## YOUR TASK:
Retype only what runs from the first line of the listing to the line holding "import numpy as np", both included. Do not retype the pictures.

## DATA EXCERPT:
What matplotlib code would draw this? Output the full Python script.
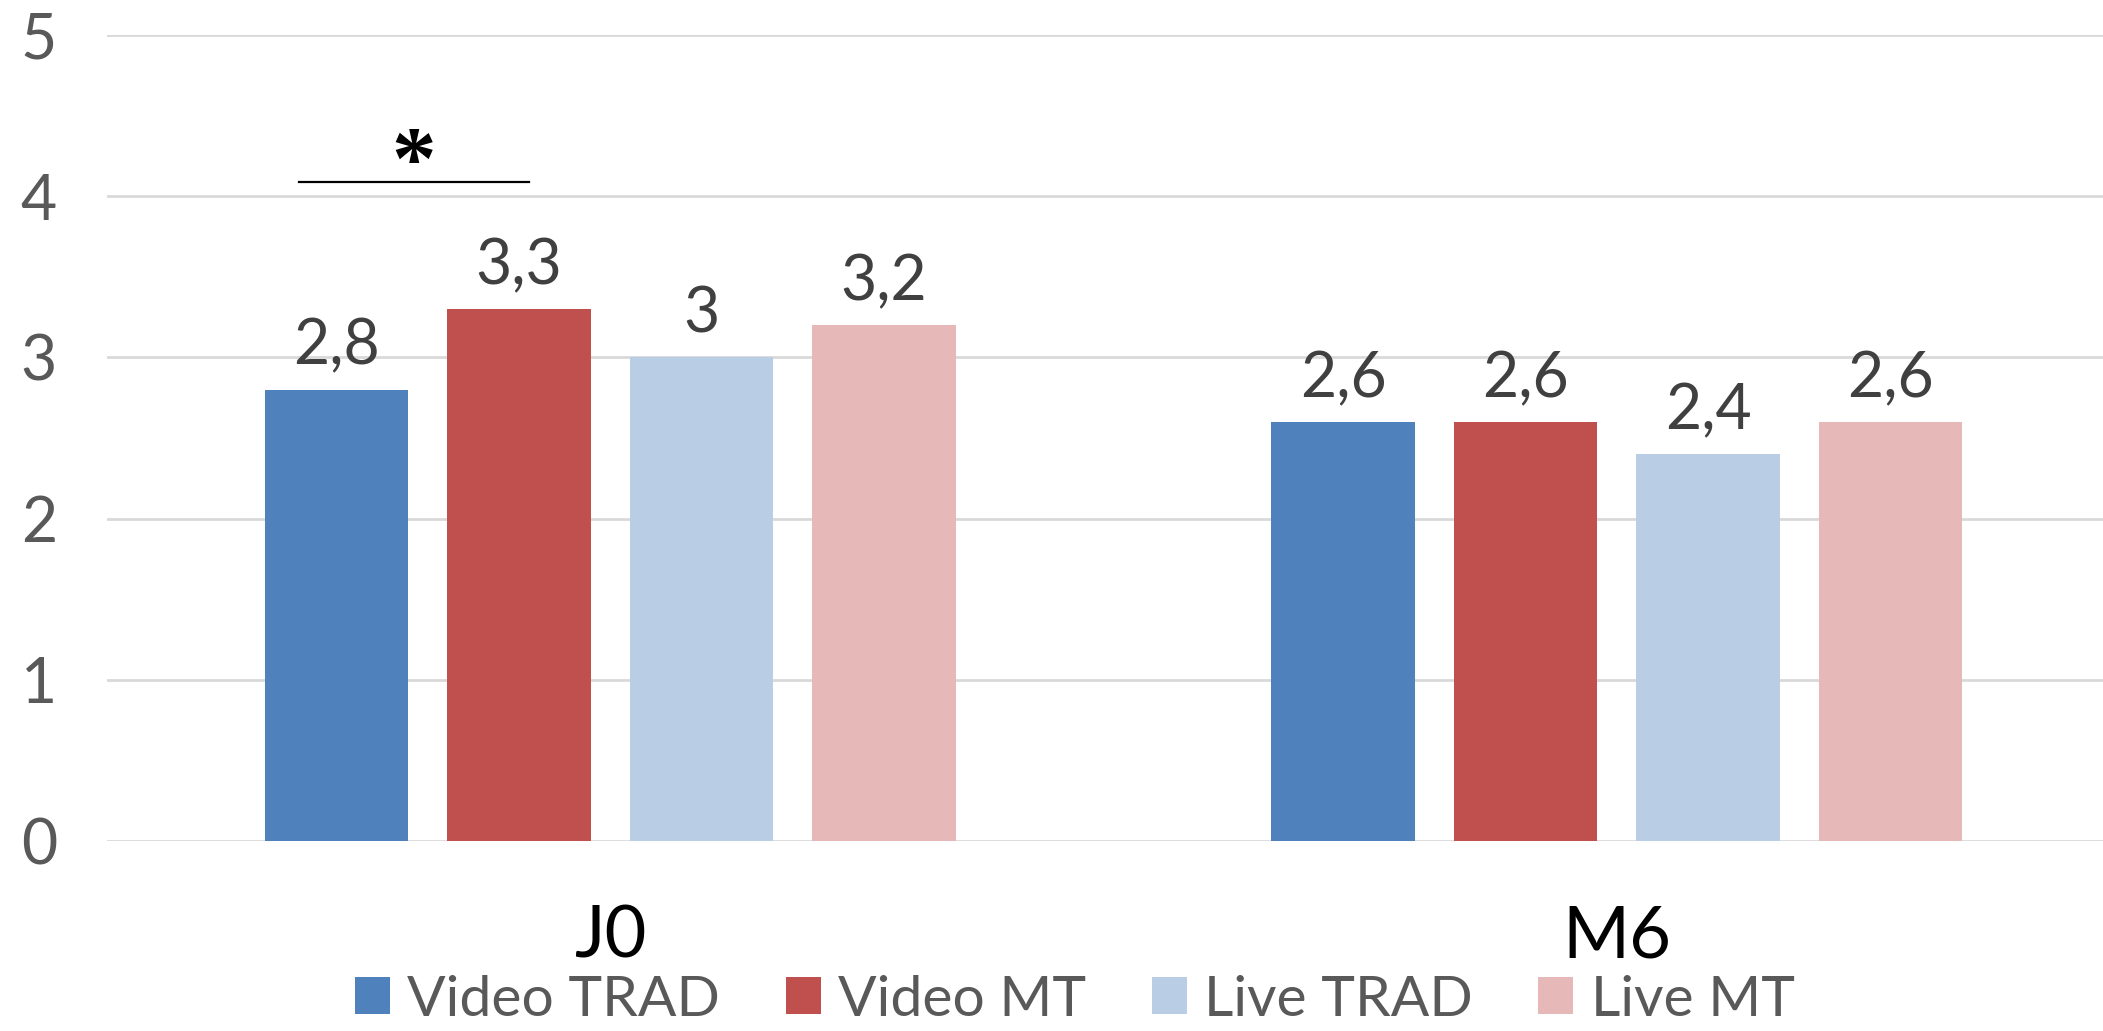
import matplotlib
matplotlib.use("Agg")
import matplotlib.pyplot as plt
import numpy as np

# Scores per time point for each group
categories = ["J0", "M6"]
series_names = ["Video TRAD", "Video MT", "Live TRAD", "Live MT"]
video_trad = [2.8, 2.6]
video_mt = [3.3, 2.6]
live_trad = [3.0, 2.4]
live_mt = [3.2, 2.6]
series_values = [video_trad, video_mt, live_trad, live_mt]
colors = ["#4F81BD", "#C0504D", "#B9CDE5", "#E6B9B8"]
y_ticks = [0, 1, 2, 3, 4, 5]

plt.rcParams["font.family"] = ["Lato", "DejaVu Sans"]

fig = plt.figure(figsize=(21.03, 10.31), dpi=100)
ax = fig.add_axes([0.0509, 0.1843, 0.9491, 0.7817])

x = np.arange(len(categories))
width = 0.1427
step = 0.1813
offsets = (np.arange(len(series_names)) - 1.5) * step

def fmt(v):
    s = f"{v:.1f}".replace(".", ",")
    return s[:-2] if s.endswith(",0") else s

for vals, name, col, off in zip(series_values, series_names, colors, offsets):
    bars = ax.bar(x + off, vals, width, color=col, label=name, zorder=3)
    for b, v in zip(bars, vals):
        ax.annotate(fmt(v), (b.get_x() + b.get_width() / 2, v),
                    xytext=(0, 18), textcoords="offset points",
                    ha="center", va="baseline", fontsize=45, color="#404040")

ax.set_ylim(0, 5)
ax.set_xlim(-0.5, 1.483)
ax.set_yticks(y_ticks)
ax.set_yticklabels([str(t) for t in y_ticks], fontsize=45, color="#595959")
ax.tick_params(axis="y", length=0, pad=36)
ax.tick_params(axis="x", length=0, pad=46)
ax.set_xticks(x)
ax.set_xticklabels(categories, fontsize=52, color="black")
ax.grid(axis="y", color="#D9D9D9", linewidth=2, zorder=0)
for s in ax.spines.values():
    s.set_visible(False)

# Significance bracket between Video TRAD and Video MT at J0
ax.plot([-0.309, -0.081], [4.09, 4.09], color="black", linewidth=1.6, zorder=4, clip_on=False)
ax.text(-0.195, 4.06, "*", ha="center", va="baseline", fontsize=64,
        fontweight="bold", family="Liberation Serif", color="black")

leg = fig.legend(loc="center", bbox_to_anchor=(0.511, 0.03), ncol=4, frameon=False,
                 fontsize=41, handlelength=0.62, handleheight=0.62,
                 handletextpad=0.3, columnspacing=1.15, borderpad=0.1)
for t in leg.get_texts():
    t.set_color("#595959")

fig.savefig("out.png", dpi=100)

## FINAL ANSWER:
What matplotlib code would draw this? Output the full Python script.
import matplotlib
matplotlib.use("Agg")
import matplotlib.pyplot as plt
import numpy as np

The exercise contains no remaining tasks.